• What you have to do:
Retype the data exactly, from its first line to the line containing "const fasteningUnloadedY = [0, 30, 30];", including both, and skip any picture.

------

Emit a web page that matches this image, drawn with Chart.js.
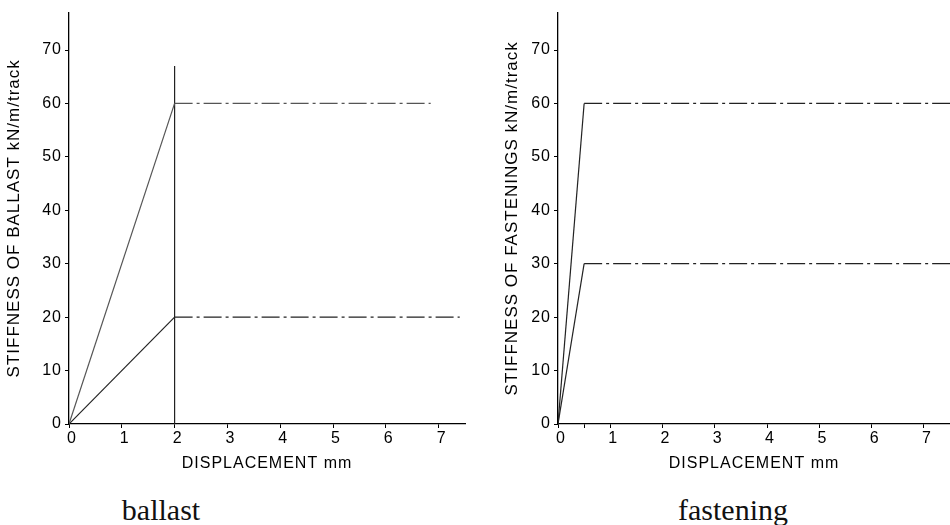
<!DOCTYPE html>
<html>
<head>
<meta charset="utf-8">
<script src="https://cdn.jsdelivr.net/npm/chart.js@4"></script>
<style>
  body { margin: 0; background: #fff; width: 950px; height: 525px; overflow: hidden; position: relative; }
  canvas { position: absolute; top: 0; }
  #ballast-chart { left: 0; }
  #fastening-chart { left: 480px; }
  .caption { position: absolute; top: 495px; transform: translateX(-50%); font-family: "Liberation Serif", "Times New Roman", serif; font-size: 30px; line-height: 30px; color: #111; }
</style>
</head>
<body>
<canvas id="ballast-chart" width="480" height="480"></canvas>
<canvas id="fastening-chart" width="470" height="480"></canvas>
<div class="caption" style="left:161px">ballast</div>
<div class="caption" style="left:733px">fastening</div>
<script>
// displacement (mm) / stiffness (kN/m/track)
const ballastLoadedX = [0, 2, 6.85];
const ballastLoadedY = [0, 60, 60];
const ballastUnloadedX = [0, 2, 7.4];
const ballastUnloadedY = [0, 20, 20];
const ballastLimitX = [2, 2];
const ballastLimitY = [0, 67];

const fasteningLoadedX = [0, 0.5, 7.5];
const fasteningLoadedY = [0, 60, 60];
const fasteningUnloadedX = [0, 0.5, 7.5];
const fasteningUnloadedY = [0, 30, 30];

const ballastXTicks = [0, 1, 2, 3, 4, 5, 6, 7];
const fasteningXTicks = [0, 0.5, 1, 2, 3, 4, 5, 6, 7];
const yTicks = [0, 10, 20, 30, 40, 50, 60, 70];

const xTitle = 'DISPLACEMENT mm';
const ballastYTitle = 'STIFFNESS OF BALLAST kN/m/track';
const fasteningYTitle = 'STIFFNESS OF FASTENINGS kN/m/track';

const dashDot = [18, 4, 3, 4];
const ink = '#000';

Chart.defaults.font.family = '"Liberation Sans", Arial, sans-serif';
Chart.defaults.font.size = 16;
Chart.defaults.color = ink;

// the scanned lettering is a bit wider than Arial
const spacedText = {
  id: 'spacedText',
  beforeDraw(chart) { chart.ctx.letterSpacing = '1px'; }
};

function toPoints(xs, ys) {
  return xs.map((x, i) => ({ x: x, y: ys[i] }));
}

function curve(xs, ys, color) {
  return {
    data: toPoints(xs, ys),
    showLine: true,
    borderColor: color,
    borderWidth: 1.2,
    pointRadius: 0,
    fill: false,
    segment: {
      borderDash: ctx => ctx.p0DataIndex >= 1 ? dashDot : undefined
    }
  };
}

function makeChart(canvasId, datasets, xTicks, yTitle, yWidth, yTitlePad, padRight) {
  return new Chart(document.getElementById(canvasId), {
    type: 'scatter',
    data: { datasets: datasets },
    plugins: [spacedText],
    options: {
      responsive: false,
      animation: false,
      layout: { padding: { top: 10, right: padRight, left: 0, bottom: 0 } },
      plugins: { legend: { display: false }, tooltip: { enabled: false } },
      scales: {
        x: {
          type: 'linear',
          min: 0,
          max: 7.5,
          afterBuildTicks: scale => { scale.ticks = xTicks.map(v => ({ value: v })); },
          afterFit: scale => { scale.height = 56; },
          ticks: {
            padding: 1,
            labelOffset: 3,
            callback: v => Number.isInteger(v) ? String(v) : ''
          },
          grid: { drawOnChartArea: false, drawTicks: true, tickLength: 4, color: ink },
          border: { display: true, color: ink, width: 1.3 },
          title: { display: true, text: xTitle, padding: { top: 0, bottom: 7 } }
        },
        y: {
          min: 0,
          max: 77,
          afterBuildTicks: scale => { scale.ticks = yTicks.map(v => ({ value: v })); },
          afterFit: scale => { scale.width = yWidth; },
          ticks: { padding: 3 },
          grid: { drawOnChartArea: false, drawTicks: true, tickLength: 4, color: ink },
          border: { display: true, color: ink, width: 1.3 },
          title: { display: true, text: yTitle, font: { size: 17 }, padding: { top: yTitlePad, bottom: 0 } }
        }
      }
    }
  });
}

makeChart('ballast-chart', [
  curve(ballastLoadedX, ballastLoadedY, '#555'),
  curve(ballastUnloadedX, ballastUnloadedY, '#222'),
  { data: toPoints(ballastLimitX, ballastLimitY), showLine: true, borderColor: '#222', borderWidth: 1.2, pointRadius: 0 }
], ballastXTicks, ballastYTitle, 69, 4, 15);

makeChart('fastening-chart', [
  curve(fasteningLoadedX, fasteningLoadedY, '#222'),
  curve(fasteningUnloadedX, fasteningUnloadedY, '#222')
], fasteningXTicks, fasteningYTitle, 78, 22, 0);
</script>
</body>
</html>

------

• Exercise response:
Emit a web page that matches this image, drawn with Chart.js.
<!DOCTYPE html>
<html>
<head>
<meta charset="utf-8">
<script src="https://cdn.jsdelivr.net/npm/chart.js@4"></script>
<style>
  body { margin: 0; background: #fff; width: 950px; height: 525px; overflow: hidden; position: relative; }
  canvas { position: absolute; top: 0; }
  #ballast-chart { left: 0; }
  #fastening-chart { left: 480px; }
  .caption { position: absolute; top: 495px; transform: translateX(-50%); font-family: "Liberation Serif", "Times New Roman", serif; font-size: 30px; line-height: 30px; color: #111; }
</style>
</head>
<body>
<canvas id="ballast-chart" width="480" height="480"></canvas>
<canvas id="fastening-chart" width="470" height="480"></canvas>
<div class="caption" style="left:161px">ballast</div>
<div class="caption" style="left:733px">fastening</div>
<script>
// displacement (mm) / stiffness (kN/m/track)
const ballastLoadedX = [0, 2, 6.85];
const ballastLoadedY = [0, 60, 60];
const ballastUnloadedX = [0, 2, 7.4];
const ballastUnloadedY = [0, 20, 20];
const ballastLimitX = [2, 2];
const ballastLimitY = [0, 67];

const fasteningLoadedX = [0, 0.5, 7.5];
const fasteningLoadedY = [0, 60, 60];
const fasteningUnloadedX = [0, 0.5, 7.5];
const fasteningUnloadedY = [0, 30, 30];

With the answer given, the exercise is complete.